INFORMATION PROVIDED
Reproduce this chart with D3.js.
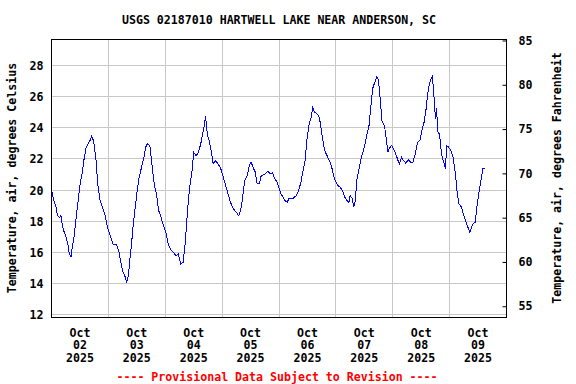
<!DOCTYPE html>
<html>
<head>
<meta charset="utf-8">
<script src="https://cdn.jsdelivr.net/npm/d3@7"></script>
<style>
  body { margin: 0; background: #fff; }
  svg text { font-family: "DejaVu Sans Mono", monospace; font-weight: bold; font-size: 11.6px; fill: #000; }
</style>
</head>
<body>
<div id="viz"></div>
<script>
// Hartwell Lake air temperature, Oct 2 - Oct 9 2025
const titleText = "USGS 02187010 HARTWELL LAKE NEAR ANDERSON, SC";
const leftLabel = "Temperature, air, degrees Celsius";
const rightLabel = "Temperature, air, degrees Fahrenheit";
const noteText = "---- Provisional Data Subject to Revision ----";

const times = [
  "10-02 00:00","10-02 00:30","10-02 01:15","10-02 02:00","10-02 02:30","10-02 03:30","10-02 04:00","10-02 04:30",
  "10-02 05:15","10-02 06:15","10-02 07:00","10-02 07:30","10-02 08:15","10-02 08:45","10-02 09:30","10-02 10:30",
  "10-02 11:15","10-02 12:00","10-02 13:00","10-02 13:45","10-02 14:30","10-02 15:30","10-02 16:15","10-02 17:00",
  "10-02 17:45","10-02 18:45","10-02 19:30","10-02 20:30","10-02 21:30","10-02 22:30","10-02 23:30",
  "10-03 00:45","10-03 02:00","10-03 03:30","10-03 04:30","10-03 05:15","10-03 06:15","10-03 07:15","10-03 07:45",
  "10-03 08:30","10-03 09:00","10-03 09:45","10-03 10:30","10-03 11:30","10-03 12:15","10-03 13:00","10-03 14:00",
  "10-03 15:00","10-03 15:45","10-03 16:30","10-03 17:30","10-03 18:30","10-03 19:30","10-03 20:15","10-03 21:15",
  "10-03 22:15","10-03 23:15",
  "10-04 00:15","10-04 01:15","10-04 02:15","10-04 03:30","10-04 04:30","10-04 05:30","10-04 06:30","10-04 07:30",
  "10-04 08:15","10-04 09:00","10-04 09:45","10-04 10:30","10-04 11:15","10-04 12:00","10-04 13:00","10-04 14:00",
  "10-04 15:00","10-04 15:45","10-04 16:30","10-04 17:00","10-04 17:45","10-04 18:30","10-04 19:30","10-04 20:15",
  "10-04 21:15","10-04 22:15","10-04 23:15",
  "10-05 00:30","10-05 01:30","10-05 02:30","10-05 03:30","10-05 04:45","10-05 05:45","10-05 07:00","10-05 07:45",
  "10-05 08:30","10-05 09:30","10-05 10:30","10-05 11:30","10-05 12:15","10-05 13:00","10-05 14:00","10-05 14:45",
  "10-05 15:45","10-05 16:30","10-05 18:00","10-05 19:15","10-05 20:15","10-05 21:15","10-05 22:15","10-05 23:15",
  "10-06 00:00","10-06 00:45","10-06 01:45","10-06 02:30","10-06 03:30","10-06 04:15","10-06 05:15","10-06 06:15",
  "10-06 07:15","10-06 08:15","10-06 09:15","10-06 10:00","10-06 11:00","10-06 11:45","10-06 12:45","10-06 13:30",
  "10-06 14:15","10-06 15:00","10-06 16:00","10-06 16:45","10-06 17:30","10-06 18:15","10-06 19:15","10-06 20:15",
  "10-06 21:15","10-06 22:15","10-06 23:00","10-06 23:45",
  "10-07 00:45","10-07 01:45","10-07 02:45","10-07 03:45","10-07 04:45","10-07 05:30","10-07 06:00","10-07 07:00",
  "10-07 07:30","10-07 08:15","10-07 08:45","10-07 09:45","10-07 10:45","10-07 12:00","10-07 13:00","10-07 14:00",
  "10-07 14:45","10-07 15:30","10-07 16:30","10-07 17:15","10-07 18:00","10-07 18:45","10-07 19:30","10-07 20:30",
  "10-07 21:15","10-07 22:00","10-07 22:30","10-07 23:30",
  "10-08 00:15","10-08 01:15","10-08 02:00","10-08 02:45","10-08 03:45","10-08 04:30","10-08 05:30","10-08 06:30",
  "10-08 07:30","10-08 08:30","10-08 09:30","10-08 10:30","10-08 11:30","10-08 12:15","10-08 13:15","10-08 14:00",
  "10-08 14:45","10-08 15:30","10-08 16:15","10-08 16:45","10-08 17:30","10-08 18:00","10-08 18:30","10-08 19:00",
  "10-08 19:45","10-08 20:15","10-08 20:45","10-08 21:30","10-08 22:15","10-08 22:45","10-08 23:30",
  "10-09 00:30","10-09 01:30","10-09 02:30","10-09 03:15","10-09 04:00","10-09 05:00","10-09 06:00","10-09 07:00",
  "10-09 07:45","10-09 08:30","10-09 09:45","10-09 10:45","10-09 11:30","10-09 12:15","10-09 13:00","10-09 14:00",
  "10-09 15:00"
];

const tempC = [
  20.0,19.65,19.2,18.9,18.36,18.25,18.36,17.8,
  17.35,16.96,16.43,15.9,15.72,16.3,16.96,18.36,
  19.33,20.3,21.15,22.0,22.66,22.98,23.19,23.47,
  23.15,22.0,20.4,19.33,18.9,18.47,17.7,
  17.07,16.5,16.5,16.0,15.35,14.7,14.38,14.06,
  14.6,15.46,16.5,17.8,19.1,20.08,20.83,21.47,
  22.1,22.76,22.98,22.87,21.47,20.23,19.76,18.68,
  18.25,17.7,
  17.28,16.54,16.2,16.0,15.78,15.9,15.25,15.35,
  16.3,17.8,19.33,20.4,21.15,22.43,22.2,22.43,
  22.98,23.6,24.16,24.76,23.6,23.19,22.43,21.68,
  21.9,21.68,21.47,
  20.83,20.3,19.76,19.22,18.8,18.62,18.36,18.68,
  19.33,20.6,20.9,21.58,21.8,21.47,21.15,20.4,
  20.4,20.94,21.0,21.2,21.05,21.1,20.72,20.5,
  20.14,19.76,19.54,19.33,19.22,19.5,19.43,19.5,
  19.65,19.97,20.5,21.15,21.9,23.19,24.27,24.6,
  25.3,25.0,24.9,24.8,24.27,23.4,22.55,22.22,
  21.9,21.47,20.94,20.6,
  20.3,20.2,19.97,19.54,19.33,19.22,19.65,19.43,
  18.9,19.33,20.6,21.37,22.1,22.76,23.5,24.16,
  25.34,26.52,26.95,27.27,27.06,25.77,24.37,24.16,
  23.3,22.43,22.66,22.87,
  22.66,22.33,22.0,21.68,22.1,21.9,21.73,21.95,
  21.8,21.8,22.33,23.08,23.19,23.83,24.37,25.12,
  26.2,26.84,27.17,27.31,25.77,24.6,25.24,23.73,
  23.6,22.76,22.22,21.8,21.37,22.87,22.76,
  22.55,22.1,20.94,19.76,19.1,18.9,18.36,17.93,
  17.6,17.28,17.8,17.93,18.9,19.76,20.4,21.37,
  21.43
];

const days = ["2025-10-02","2025-10-03","2025-10-04","2025-10-05","2025-10-06","2025-10-07","2025-10-08","2025-10-09","2025-10-10"];
const cTicks = [12, 14, 16, 18, 20, 22, 24, 26, 28];
const fTicks = [55, 60, 65, 70, 75, 80, 85];

const W = 576, H = 384;
const margin = {top: 39, right: 69, bottom: 67, left: 51},
    width = W - margin.left - margin.right,
    height = H - margin.top - margin.bottom;

const parseTime = d3.timeParse("%Y-%m-%d %H:%M");
const parseDay = d3.timeParse("%Y-%m-%d");
const data = times.map((t, i) => ({ date: parseTime("2025-" + t), value: tempC[i] }));
const dayDates = days.map(parseDay);

const svg = d3.select("#viz")
    .append("svg")
        .attr("width", W)
        .attr("height", H);
const g = svg.append("g")
        .attr("transform", `translate(${margin.left + 0.5},${margin.top + 0.5})`);

const x = d3.scaleTime()
    .domain([dayDates[0], dayDates[dayDates.length - 1]])
    .range([0, width - 1]);

// the two temperature axes on the USGS plot do not line up exactly, so each gets its own domain
const y = d3.scaleLinear()
    .domain([11.82, 29.67])
    .range([height, 0]);
const yF = d3.scaleLinear()
    .domain([53.73, 85.11])
    .range([height, 0]);

const snap = v => Math.round(v);

// grid
g.append("g")
    .selectAll("line.h")
    .data(cTicks)
    .join("line")
        .attr("x1", 0).attr("x2", width - 1)
        .attr("y1", d => snap(y(d))).attr("y2", d => snap(y(d)))
        .attr("stroke", "#c8c8c8");
g.append("g")
    .selectAll("line.v")
    .data(dayDates.slice(1, -1))
    .join("line")
        .attr("x1", d => snap(x(d))).attr("x2", d => snap(x(d)))
        .attr("y1", 0).attr("y2", height)
        .attr("stroke", "#c8c8c8");

// data line (aliased, like the GD-drawn original)
g.append("path")
    .datum(data)
    .attr("fill", "none")
    .attr("stroke", "#0000ff")
    .attr("stroke-width", 1)
    .attr("shape-rendering", "crispEdges")
    .attr("d", d3.line()
        .x(d => x(d.date))
        .y(d => y(d.value)));

// frame
g.append("rect")
    .attr("x", 0).attr("y", 0)
    .attr("width", width - 1).attr("height", height)
    .attr("fill", "none")
    .attr("stroke", "#000");

// left axis (Celsius)
const left = g.append("g")
    .call(d3.axisLeft(y).tickValues(cTicks).tickSize(0).tickPadding(8));
left.select(".domain").remove();
left.selectAll("text").attr("font-family", null).attr("font-size", null).attr("y", d => snap(y(d)) - y(d));

// right axis (Fahrenheit)
const right = g.append("g")
    .attr("transform", `translate(${width - 1},0)`)
    .call(d3.axisRight(yF).tickValues(fTicks).tickSize(-4).tickPadding(12));
right.select(".domain").remove();
right.selectAll("line").attr("stroke", "#000");
right.selectAll("text").attr("font-family", null).attr("font-size", null);

// day labels centered at noon
const lbl = g.append("g")
    .selectAll("text")
    .data(dayDates.slice(0, -1))
    .join("text")
        .attr("text-anchor", "middle")
        .attr("transform", d => `translate(${x(d3.timeHour.offset(d, 12))},${height + 19})`);
lbl.append("tspan").attr("x", 0).attr("y", 0).text("Oct");
lbl.append("tspan").attr("x", 0).attr("y", 12.8).text(d => d3.timeFormat("%d")(d));
lbl.append("tspan").attr("x", 0).attr("y", 25.6).text(d => d3.timeFormat("%Y")(d));

// title
svg.append("text")
    .attr("x", margin.left + width / 2)
    .attr("y", 24)
    .attr("text-anchor", "middle")
    .text(titleText);

// axis titles
svg.append("text")
    .attr("transform", `translate(16,${margin.top + height / 2}) rotate(-90)`)
    .attr("text-anchor", "middle")
    .text(leftLabel);
svg.append("text")
    .attr("transform", `translate(561,${margin.top + height / 2}) rotate(-90)`)
    .attr("text-anchor", "middle")
    .text(rightLabel);

// provisional note
svg.append("text")
    .attr("x", margin.left + width / 2 - 2)
    .attr("y", 381)
    .attr("text-anchor", "middle")
    .style("fill", "#ff0000")
    .text(noteText);
</script>
</body>
</html>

WHAT TO DO
Would you reproduce the lines above, from the very first through the line containing "Provisional Data Subject", exactly and without the pictures?

RESPONSE
Reproduce this chart with D3.js.
<!DOCTYPE html>
<html>
<head>
<meta charset="utf-8">
<script src="https://cdn.jsdelivr.net/npm/d3@7"></script>
<style>
  body { margin: 0; background: #fff; }
  svg text { font-family: "DejaVu Sans Mono", monospace; font-weight: bold; font-size: 11.6px; fill: #000; }
</style>
</head>
<body>
<div id="viz"></div>
<script>
// Hartwell Lake air temperature, Oct 2 - Oct 9 2025
const titleText = "USGS 02187010 HARTWELL LAKE NEAR ANDERSON, SC";
const leftLabel = "Temperature, air, degrees Celsius";
const rightLabel = "Temperature, air, degrees Fahrenheit";
const noteText = "---- Provisional Data Subject to Revision ----";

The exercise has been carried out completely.